Juan Manuel De Prada

No hace falta ser marxista como Marcuse para advertirlo. En toda época, la tecnología ha sido con frecuencia una fuerza de abrumadora fascinación y muy difícil control; pero en ninguna época como la nuestra se ha convertido de forma tan descarada en un medio idóneo para la manipulación social, política y psicológica. Hubo un tiempo allá en la lejana revolución industrial en que los hombres soñaron ingenuamente que el poder sobre los artefactos disminuiría el poder sobre las personas; hoy ya sabemos que el poder sobre los artefactos multiplica exponencialmente el poder sobre las personas. Los avances vertiginosos de la tecnología han creado un desarraigo mayor que en ninguna otra época, paradójicamente bajo una ilusoria apariencia de mayor vinculación. un desarraigo que afecta a nuestras relaciones familiares, que nos aleja de las generaciones que nos precedieron, que nos aísla intelectualmente (porque perdemos sentido de lo real) y nos invita golosamente a vivir al margen del misterio y la trascendencia. Y, a la vez que nos desarraiga, la tecnología nos homogeneiza; pues la pérdida de interioridad y del sentido de lo real acaba formando mentalidades estandarizadas y fácilmente manipulables que confunden la propaganda, las consignas y los pensamientos inducidos que reciben a través de sus artefactos con lucubraciones propias. Quizá la magia más peligrosa de la tecnología sea el espejismo de liberación de las viejas ataduras que nos produce; cuando lo cierto es que no hace sino cargarnos con nuevas cadenas, a la vez que nos aísla de aquellas realidades que nos constituyen y vertebran, para llevarnos por los canales que convienen a sus fines, como las cintas transportadoras nos llevan, inertes y estólidos como fardos, por los aeropuertos. Con razón decía Huxley que la dictadura perfecta tendría la apariencia de una cárcel sin muros donde los prisioneros no soñarían con evadirse, donde los esclavos llegarían a sentir amor por su esclavitud, gracias al consumo y el entretenimiento.

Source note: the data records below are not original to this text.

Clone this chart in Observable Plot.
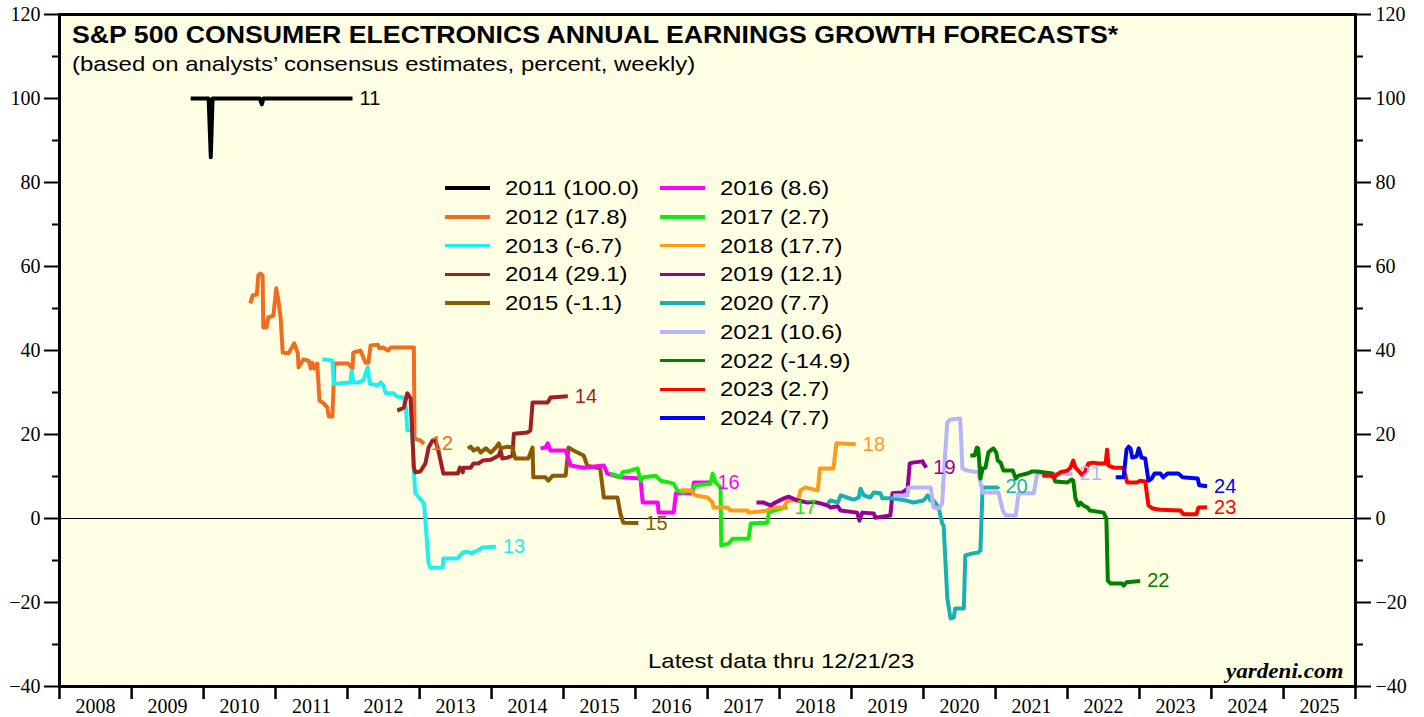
<!DOCTYPE html>
<html><head><meta charset="utf-8">
<script src="https://cdn.jsdelivr.net/npm/d3@7"></script>
<script src="https://cdn.jsdelivr.net/npm/@observablehq/plot@0.6"></script>
<style>
body{margin:0;background:#fff;}
#wrap{position:relative;width:1424px;height:717px;overflow:hidden;}
.ov{position:absolute;white-space:nowrap;line-height:1;transform-origin:0 0;font-family:"Liberation Sans",Arial,sans-serif;color:#000;}
</style></head><body><div id="wrap"></div>
<script>
// ---------- data ----------
const yearLabels = ["2008","2009","2010","2011","2012","2013","2014","2015","2016","2017","2018","2019","2020","2021","2022","2023","2024","2025"];
const yTicks = [-40,-20,0,20,40,60,80,100,120];
const yMinorTicks = [-30,-10,10,30,50,70,90,110];
const seriesYears = ["2011","2012","2013","2014","2015","2016","2017","2018","2019","2020","2021","2022","2023","2024"];
const legendValues = ["100.0","17.8","-6.7","29.1","-1.1","8.6","2.7","17.7","12.1","7.7","10.6","-14.9","2.7","7.7"];

const s2011 = [[2009.82,100],[2010.07,100],[2010.10,86],[2010.125,100],[2010.78,100],[2010.81,98.6],[2010.83,100],[2012.07,100]];
const s2012 = [[2010.65,51.2],[2010.68,53.1],[2010.74,53.3],[2010.76,57.9],[2010.79,58.3],[2010.82,57.9],[2010.83,45.5],[2010.875,45.5],[2010.90,47.9],[2010.97,48.3],[2011.01,54.8],[2011.04,51.9],[2011.07,47.9],[2011.10,39.5],[2011.18,39.3],[2011.26,41.7],[2011.31,39.3],[2011.32,36.0],[2011.39,37.9],[2011.46,37.6],[2011.49,35.7],[2011.51,37.1],[2011.54,35.7],[2011.58,36.9],[2011.61,28.1],[2011.67,27.4],[2011.72,26.4],[2011.74,24.3],[2011.79,24.3],[2011.82,36.9],[2012.01,36.9],[2012.07,35.7],[2012.08,39.5],[2012.18,40.0],[2012.25,37.1],[2012.29,37.1],[2012.32,41.2],[2012.42,41.4],[2012.44,40.5],[2012.50,40.7],[2012.56,40.0],[2012.60,40.7],[2012.92,40.7],[2012.93,19.0],[2013.01,18.6],[2013.06,17.8]];
const s2013 = [[2011.65,37.9],[2011.79,37.6],[2011.81,32.1],[2012.04,32.4],[2012.06,35.2],[2012.08,32.4],[2012.15,32.4],[2012.22,32.9],[2012.28,36.0],[2012.31,32.1],[2012.42,31.7],[2012.46,32.4],[2012.50,31.7],[2012.53,29.8],[2012.64,29.8],[2012.69,29.0],[2012.78,28.8],[2012.81,26.4],[2012.83,21.0],[2012.90,21.0],[2012.92,11.4],[2012.94,6.0],[2013.06,3.6],[2013.08,-0.5],[2013.125,-10.7],[2013.15,-11.7],[2013.32,-11.7],[2013.33,-9.5],[2013.53,-9.5],[2013.60,-8.1],[2013.67,-7.9],[2013.71,-8.3],[2013.81,-7.6],[2013.875,-6.9],[2014.06,-6.7]];
const s2014 = [[2012.69,25.7],[2012.78,26.4],[2012.83,29.8],[2012.875,28.6],[2012.92,12.1],[2012.94,11.0],[2013.01,11.2],[2013.08,13.1],[2013.125,16.9],[2013.18,18.6],[2013.22,18.6],[2013.26,16.2],[2013.33,10.7],[2013.53,10.7],[2013.56,12.1],[2013.60,11.0],[2013.61,12.1],[2013.71,12.1],[2013.75,13.1],[2013.82,13.1],[2013.875,13.8],[2013.99,14.0],[2014.10,15.0],[2014.125,16.2],[2014.15,14.3],[2014.22,14.5],[2014.29,15.0],[2014.31,20.2],[2014.50,20.5],[2014.54,21.0],[2014.57,27.6],[2014.78,27.6],[2014.82,28.8],[2015.06,29.1]];
const s2015 = [[2013.67,16.7],[2013.71,17.1],[2013.75,16.2],[2013.81,16.7],[2013.85,15.7],[2013.92,16.7],[2013.99,15.7],[2014.06,16.9],[2014.10,17.9],[2014.125,16.7],[2014.22,17.1],[2014.29,16.9],[2014.31,15.5],[2014.33,14.3],[2014.51,14.3],[2014.57,16.9],[2014.58,9.8],[2014.75,9.8],[2014.79,9.0],[2014.85,10.2],[2015.03,10.2],[2015.07,16.9],[2015.14,16.2],[2015.28,15.0],[2015.33,12.6],[2015.51,11.9],[2015.56,5.0],[2015.75,5.0],[2015.79,1.2],[2015.83,-1.0],[2016.04,-1.1]];
const s2016 = [[2014.68,16.7],[2014.75,16.9],[2014.78,17.9],[2014.82,16.2],[2015.03,16.2],[2015.10,12.6],[2015.28,12.1],[2015.56,12.6],[2015.61,10.7],[2015.79,9.8],[2016.07,9.5],[2016.10,3.8],[2016.31,3.8],[2016.32,1.4],[2016.53,1.4],[2016.56,6.0],[2016.79,6.0],[2016.81,8.6],[2017.04,8.6]];
const s2017 = [[2015.65,10.7],[2015.75,10.2],[2015.79,9.8],[2015.82,11.0],[2015.93,11.4],[2016.03,11.9],[2016.07,9.0],[2016.11,9.8],[2016.28,10.2],[2016.35,9.0],[2016.46,8.6],[2016.53,8.3],[2016.58,6.7],[2016.65,6.2],[2016.79,6.7],[2016.83,7.9],[2017.04,8.3],[2017.07,10.7],[2017.08,10.2],[2017.11,8.6],[2017.18,7.4],[2017.19,-6.4],[2017.29,-6.0],[2017.35,-4.8],[2017.57,-4.8],[2017.60,-1.2],[2017.83,-1.0],[2017.85,1.4],[2017.92,1.9],[2018.11,2.7]];
const s2018 = [[2016.625,6.7],[2016.76,6.7],[2016.83,5.5],[2017.00,5.0],[2017.07,3.8],[2017.08,2.6],[2017.28,2.6],[2017.32,1.9],[2017.56,1.9],[2017.57,1.4],[2017.83,1.9],[2017.875,2.6],[2018.06,2.6],[2018.11,4.3],[2018.26,4.3],[2018.29,6.7],[2018.36,7.4],[2018.53,6.7],[2018.54,8.3],[2018.56,11.9],[2018.75,11.9],[2018.79,17.9],[2019.06,17.7]];
const s2019 = [[2017.68,3.8],[2017.78,3.8],[2017.875,3.1],[2017.92,3.6],[2018.06,4.8],[2018.125,5.2],[2018.18,4.8],[2018.25,4.3],[2018.39,3.8],[2018.47,4.0],[2018.57,3.6],[2018.67,3.1],[2018.71,2.6],[2018.81,2.9],[2018.85,1.9],[2019.08,1.4],[2019.11,-0.5],[2019.15,1.4],[2019.31,1.2],[2019.33,0.2],[2019.54,0.7],[2019.57,6.0],[2019.71,6.2],[2019.78,7.1],[2019.81,13.1],[2019.85,13.3],[2019.99,13.6],[2020.00,13.1],[2020.04,12.1]];
const s2020 = [[2018.67,3.6],[2018.71,4.3],[2018.81,3.8],[2018.85,5.5],[2018.94,5.0],[2019.03,4.5],[2019.10,5.0],[2019.125,7.1],[2019.17,5.5],[2019.26,5.0],[2019.31,6.2],[2019.40,6.0],[2019.43,4.8],[2019.57,4.8],[2019.75,4.3],[2019.86,3.8],[2020.00,4.3],[2020.06,5.5],[2020.10,4.3],[2020.14,4.3],[2020.21,2.6],[2020.26,-1.2],[2020.28,-1.7],[2020.33,-18.8],[2020.375,-23.8],[2020.42,-23.6],[2020.44,-21.4],[2020.56,-21.4],[2020.58,-8.8],[2020.68,-8.3],[2020.76,-8.1],[2020.79,-7.6],[2020.82,7.4],[2020.85,7.4],[2021.03,7.4],[2021.04,7.7]];
const s2021 = [[2019.58,5.5],[2019.78,5.5],[2019.79,7.4],[2020.10,7.4],[2020.14,2.6],[2020.21,2.4],[2020.26,3.6],[2020.28,9.8],[2020.33,22.9],[2020.375,23.6],[2020.51,23.8],[2020.54,11.9],[2020.61,11.4],[2020.76,11.0],[2020.82,6.2],[2021.04,6.2],[2021.10,1.9],[2021.14,0.7],[2021.28,0.7],[2021.32,6.0],[2021.53,6.0],[2021.58,10.7],[2022.07,10.6]];
const s2022 = [[2020.65,15.0],[2020.71,15.0],[2020.74,16.9],[2020.76,16.7],[2020.79,9.5],[2020.82,11.9],[2020.86,12.1],[2020.90,15.7],[2020.93,16.2],[2020.97,16.7],[2021.01,15.7],[2021.03,13.8],[2021.07,13.3],[2021.11,11.4],[2021.24,11.4],[2021.28,9.5],[2021.32,10.2],[2021.44,10.7],[2021.51,11.2],[2021.58,11.2],[2021.79,10.7],[2021.83,8.8],[2022.00,8.6],[2022.06,9.3],[2022.08,9.0],[2022.11,4.8],[2022.15,3.1],[2022.18,3.8],[2022.22,3.1],[2022.28,2.6],[2022.31,1.9],[2022.50,1.4],[2022.54,0.0],[2022.56,-14.8],[2022.60,-15.5],[2022.76,-15.5],[2022.78,-16.0],[2022.82,-15.2],[2023.01,-14.9]];
const s2023 = [[2021.65,10.2],[2021.76,10.2],[2021.81,9.8],[2021.86,10.5],[2021.90,11.0],[2022.00,11.4],[2022.04,12.1],[2022.08,13.8],[2022.11,12.1],[2022.15,11.4],[2022.21,10.2],[2022.25,11.4],[2022.29,13.1],[2022.36,13.3],[2022.43,13.1],[2022.53,13.1],[2022.55,16.4],[2022.57,12.6],[2022.64,12.1],[2022.78,12.1],[2022.81,9.8],[2022.83,8.6],[2022.97,8.6],[2023.01,9.0],[2023.08,8.8],[2023.125,3.1],[2023.18,2.4],[2023.29,2.1],[2023.57,1.9],[2023.61,1.0],[2023.79,1.0],[2023.82,2.6],[2023.94,2.7]];
const s2024 = [[2022.67,9.8],[2022.78,9.8],[2022.82,16.4],[2022.85,17.1],[2022.875,16.7],[2022.90,14.5],[2022.96,14.8],[2022.99,16.7],[2023.03,14.5],[2023.08,14.3],[2023.125,9.0],[2023.17,9.5],[2023.21,10.7],[2023.29,10.7],[2023.33,9.8],[2023.39,10.7],[2023.54,10.7],[2023.60,9.8],[2023.81,9.5],[2023.83,7.9],[2023.94,7.7]];

const seriesData = [s2011,s2012,s2013,s2014,s2015,s2016,s2017,s2018,s2019,s2020,s2021,s2022,s2023,s2024];
const seriesColors = ["#000000","#f26b21","#1ef0f0","#a31d22","#8a5a05","#ff00ff","#12ea12","#ff9a1a","#990099","#17b1b4","#b5b5ff","#008000","#ff0000","#0000ff"];

// ---------- helpers ----------
function toDate(t){const y=Math.floor(t);const a=Date.UTC(y,0,1),b=Date.UTC(y+1,0,1);return new Date(a+(t-y)*(b-a));}
const rows = seriesData.flatMap((arr,i)=>arr.map(([t,v])=>({series:seriesYears[i],date:toDate(t),value:v})));
const yearStarts = yearLabels.map(y=>toDate(+y)).concat([toDate(+yearLabels[yearLabels.length-1]+1)]);
const yearMids = yearLabels.map(y=>toDate(+y+0.5));

const W=1424,H=717, ML=59, MR=69, MT=14, MB=31;
const serif = "'Liberation Serif', 'Times New Roman', serif";
const sans = "'Liberation Sans', Arial, sans-serif";

const chart = Plot.plot({
  width:W, height:H, marginLeft:ML, marginRight:MR, marginTop:MT, marginBottom:MB,
  style:{background:"transparent", overflow:"visible"},
  x:{type:"utc", domain:[yearStarts[0], yearStarts[yearStarts.length-1]]},
  y:{domain:[-40,120]},
  color:{domain:seriesYears, range:seriesColors},
  marks:[
    Plot.frame({fill:"#ffffe3", stroke:null}),
    Plot.ruleY([0],{stroke:"#000", strokeWidth:1}),
    Plot.line(rows,{x:"date", y:"value", z:"series", stroke:"series", strokeWidth:4, strokeLinejoin:"round", strokeLinecap:"butt"}),
    Plot.text(rows, Plot.selectLast({x:"date", y:"value", z:"series", text:d=>d.series.slice(2), fill:"series", dx:7, textAnchor:"start", fontSize:20, className:"endlabel"})),
    Plot.frame({stroke:"#000", strokeWidth:3}),
    Plot.axisY(yTicks,{anchor:"left", tickSize:15, tickPadding:4, strokeWidth:2, fontSize:20, label:null}),
    Plot.axisY(yMinorTicks,{anchor:"left", tickSize:7, strokeWidth:2, tickFormat:()=>"", label:null}),
    Plot.axisY(yTicks,{anchor:"right", tickSize:15, tickPadding:5, strokeWidth:2, fontSize:20, label:null}),
    Plot.axisY(yMinorTicks,{anchor:"right", tickSize:7, strokeWidth:2, tickFormat:()=>"", label:null}),
    Plot.axisX(yearStarts,{anchor:"bottom", tickSize:13, strokeWidth:2.5, tickFormat:()=>"", label:null}),
    Plot.axisX(yearMids,{anchor:"bottom", tickSize:0, tickPadding:12, fontSize:20, tickFormat:d=>String(d.getUTCFullYear()), label:null})
  ]
});
const wrap = document.getElementById("wrap");
wrap.appendChild(chart);
// fonts: serif for axis tick labels, sans for end labels
chart.querySelectorAll("text").forEach(t=>{
  const g = t.closest("g");
  const lab = g ? (g.getAttribute("aria-label")||"") : "";
  if (lab.includes("axis")) { t.style.fontFamily = serif; t.style.fontSize = "20px"; }
  else { t.style.fontFamily = sans; t.style.fontSize = "20px"; }
});

function addText(txt, left, top, size, extra){
  const d=document.createElement("div"); d.className="ov"; d.textContent=txt;
  d.style.left=left+"px"; d.style.top=top+"px"; d.style.fontSize=size+"px";
  Object.assign(d.style, extra||{}); wrap.appendChild(d); return d;
}
addText("S&P 500 CONSUMER ELECTRONICS ANNUAL EARNINGS GROWTH FORECASTS*", 72, 24, 23, {fontWeight:"bold", transform:"scaleX(1.16)"});
addText("(based on analysts\u2019 consensus estimates, percent, weekly)", 72, 53, 21, {transform:"scaleX(1.14)"});
addText("Latest data thru 12/21/23", 648, 650, 21, {transform:"scaleX(1.14)"});
const yd = addText("yardeni.com", 0, 661, 21, {fontFamily:serif, fontWeight:"bold", fontStyle:"italic", transform:"scaleX(1.1)"});
yd.style.left=(1343 - yd.getBoundingClientRect().width)+"px";

// legend
const legCols=[445,660], legRow0=188, legStep=28.75;
seriesYears.forEach((s,i)=>{
  const col = i<5?0:1, row = i<5?i:i-5;
  const x=legCols[col], y=legRow0+row*legStep;
  const ln=document.createElement("div");
  Object.assign(ln.style,{position:"absolute", left:x+"px", top:(y-1.75)+"px", width:"45px", height:"3.5px", background:seriesColors[i]});
  wrap.appendChild(ln);
  addText(s+" ("+legendValues[i]+")", x+60, y-11, 21, {transform:"scaleX(1.14)"});
});
</script></body></html>
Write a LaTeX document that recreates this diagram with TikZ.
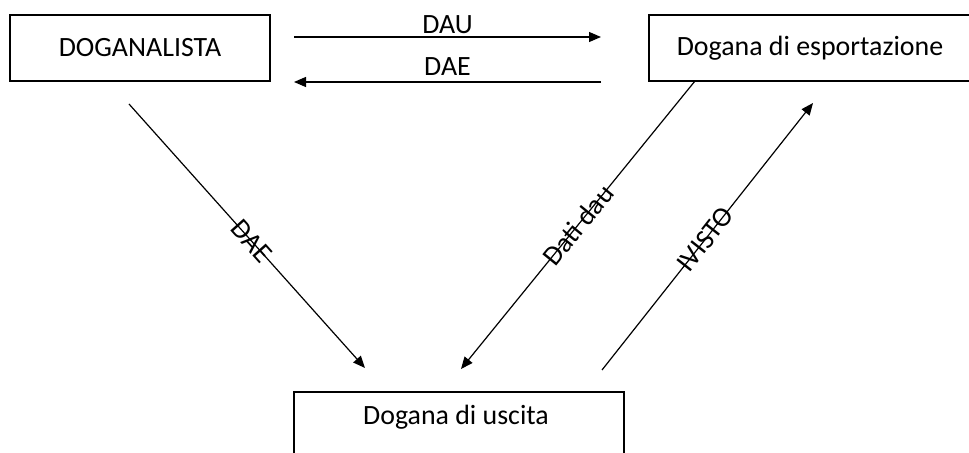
\documentclass[tikz,border=0pt]{standalone}
\usepackage{fontspec}
\setmainfont{Carlito}
\usetikzlibrary{arrows.meta}
\begin{document}
\begin{tikzpicture}[x=1bp,y=-1bp,
  box/.style={draw,line width=1.3bp,inner sep=0pt,font=\fontsize{28}{32}\selectfont},
  conn/.style={line width=1.2bp,-{Triangle[length=12bp,width=10bp]}},
  lbl/.style={font=\fontsize{28}{32}\selectfont,inner sep=0pt}]
\useasboundingbox (0,0) rectangle (969,453);
\node[box,minimum width=260bp,minimum height=66bp] (dog) at (140,48) {DOGANALISTA};
\node[box,minimum width=330bp,minimum height=66bp] (esp) at (814,48) {\hspace*{-8bp}\raisebox{3bp}{Dogana di esportazione}};
\node[box,minimum width=330bp,minimum height=66bp] (usc) at (459,425) {\hspace*{-6bp}\raisebox{20bp}{Dogana di uscita}};
\coordinate (a1) at (294,37); \coordinate (a2) at (601,37);
\coordinate (b1) at (601,82); \coordinate (b2) at (294,82);
\coordinate (c1) at (129,104); \coordinate (c2) at (365,368);
\coordinate (d1) at (695,81); \coordinate (d2) at (461,369);
\coordinate (e1) at (602,370); \coordinate (e2) at (813,103);
\draw[conn] (a1) -- (a2) node[lbl,midway,above=3bp] (lDAU) {DAU};
\draw[conn] (b1) -- (b2) node[lbl,midway,above=6bp] (lDAE) {DAE};
\draw[conn] (c1) -- (c2) node[lbl,pos=0.52,sloped] (lDAE2) {DAE};
\draw[conn] (d1) -- (d2) node[lbl,pos=0.50,sloped] (lDati) {Dati dau};
\draw[conn] (e1) -- (e2) node[lbl,pos=0.49,sloped] (lVisto) {IVISTO};
\end{tikzpicture}
\end{document}
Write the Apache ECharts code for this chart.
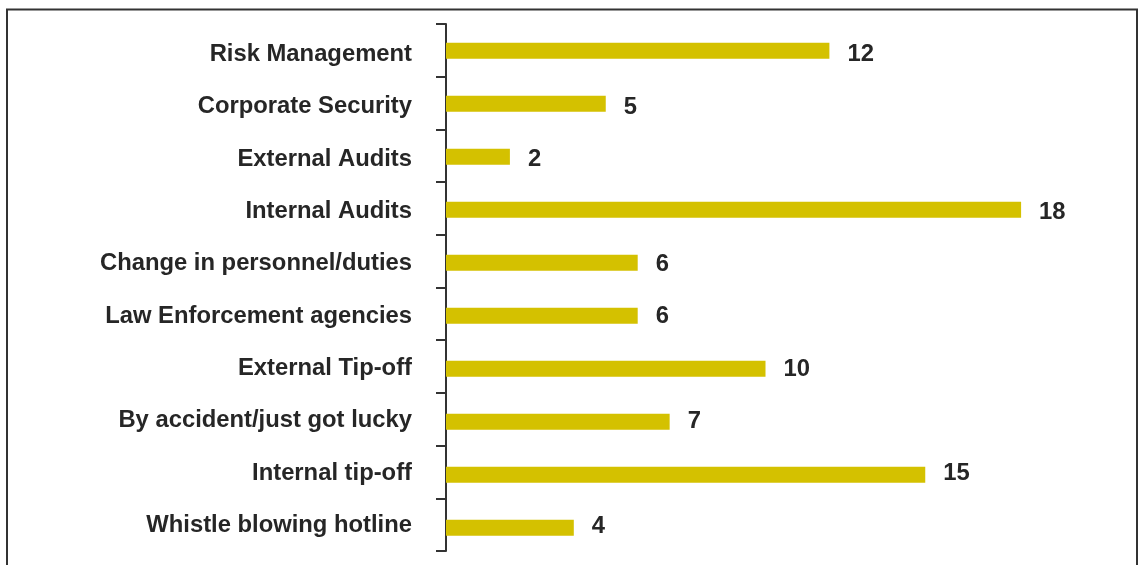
<!DOCTYPE html>
<html>
<head>
<meta charset="utf-8">
<script src="https://cdn.jsdelivr.net/npm/echarts@6/dist/echarts.min.js"></script>
<style>
html,body{margin:0;padding:0;background:#fff;}
#chart{width:1141px;height:565px;}
</style>
</head>
<body>
<div id="chart"></div>
<script>
const categories = [
  "Risk Management",
  "Corporate Security",
  "External Audits",
  "Internal Audits",
  "Change in personnel/duties",
  "Law Enforcement agencies",
  "External Tip-off",
  "By accident/just got lucky",
  "Internal tip-off",
  "Whistle blowing hotline"
];
const values = [12, 5, 2, 18, 6, 6, 10, 7, 15, 4];

const FONT = 'Liberation Sans, Arial, sans-serif';
const TEXT = '#262626';

const chart = echarts.init(document.getElementById('chart'));
chart.setOption({
  animation: false,
  backgroundColor: '#ffffff',
  graphic: [{
    type: 'polyline',
    silent: true,
    shape: { points: [[7, 570], [7, 9.5], [1137, 9.5], [1137, 570]] },
    style: { stroke: '#333333', lineWidth: 2, fill: null }
  }],
  grid: [
    { left: 446, right: 56, top: 24, bottom: 14 },      // axis line + ticks
    { left: 446, right: 56, top: 24.2, bottom: 10.8 },  // bars
    { left: 446, right: 56, top: 28.2, bottom: 13.2 }   // text labels
  ],
  xAxis: [0, 1, 2].map(i => ({
    type: 'value', gridIndex: i, min: 0, max: 20, show: false
  })),
  yAxis: [
    {
      type: 'category', gridIndex: 0, data: categories, inverse: true,
      axisLine: { show: true, lineStyle: { color: '#333333', width: 2 } },
      axisTick: { show: true, length: 10, lineStyle: { color: '#333333', width: 2 } },
      axisLabel: { show: false },
      splitLine: { show: false }
    },
    {
      type: 'category', gridIndex: 1, data: categories, inverse: true, show: false
    },
    {
      type: 'category', gridIndex: 2, data: categories, inverse: true,
      axisLine: { show: false },
      axisTick: { show: false },
      splitLine: { show: false },
      axisLabel: {
        color: TEXT,
        fontFamily: FONT,
        fontWeight: 'bold',
        fontSize: 23.8,
        margin: 34,
        padding: [3, 0, 0, 0]
      }
    }
  ],
  series: [
    {
      type: 'bar',
      xAxisIndex: 1, yAxisIndex: 1,
      data: values,
      barWidth: 16,
      itemStyle: { color: '#D4C100' },
      label: { show: false }
    },
    {
      type: 'bar',
      xAxisIndex: 2, yAxisIndex: 2,
      data: values,
      barWidth: 16,
      silent: true,
      itemStyle: { color: 'rgba(0,0,0,0)' },
      label: {
        show: true,
        position: 'right',
        distance: 18,
        offset: [0, 0.5],
        color: TEXT,
        fontFamily: FONT,
        fontWeight: 'bold',
        fontSize: 23.8
      }
    }
  ]
});
</script>
</body>
</html>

Y, en nuestra época, esta homogeneización disfrazada de liberación de las viejas ataduras se ha vuelto mundialista, logrando una «humanidad nueva» golpeada por la misma propaganda, moldeada por los mismos paradigmas culturales, cuyos anhelos e ilusiones, miedos y recelos son, en realidad, reflejos condicionados provocados por su dependencia tecnológica. Aquel anhelo protervo de lograr una «mente colmena» en la que los seres humanos fuesen deglutidos y convertidos en átomos o insectos intercambiables, de racionalidad puramente funcional, empieza a hacerse realidad, tal vez a mayor velocidad de lo que nunca hubiésemos imaginado. No deja de tener su gracia siniestra que esta «humanidad nueva» producida por la tecnología se parezca monstruosamente a la «noosfera» del teólogo visionario Teilhard de Chardin, que imaginó (lo suyo era la ciencia-ficción con guarnición de setas alucinógenas, más que la teología) una época futura en la que un vasto tejido nervioso o «envoltura pensante» uniría el pensamiento de todos los hombres, hasta lograr la «planetización humana». Teilhard pensaba que esta «noosfera» era el paso previo a la delirante fusión de una Humanidad de superhombres con Cristo en el Punto Omega (que así imaginaba este jesuita genialoide y lisérgico la Parusía). Hoy ya sabemos que la noosfera tecnológica nos conduce a otra parusía muy distinta, en la que una humanidad de infrahombres, ya para entonces un enjambre o nube de insectos, se funden con el Señor de las Moscas.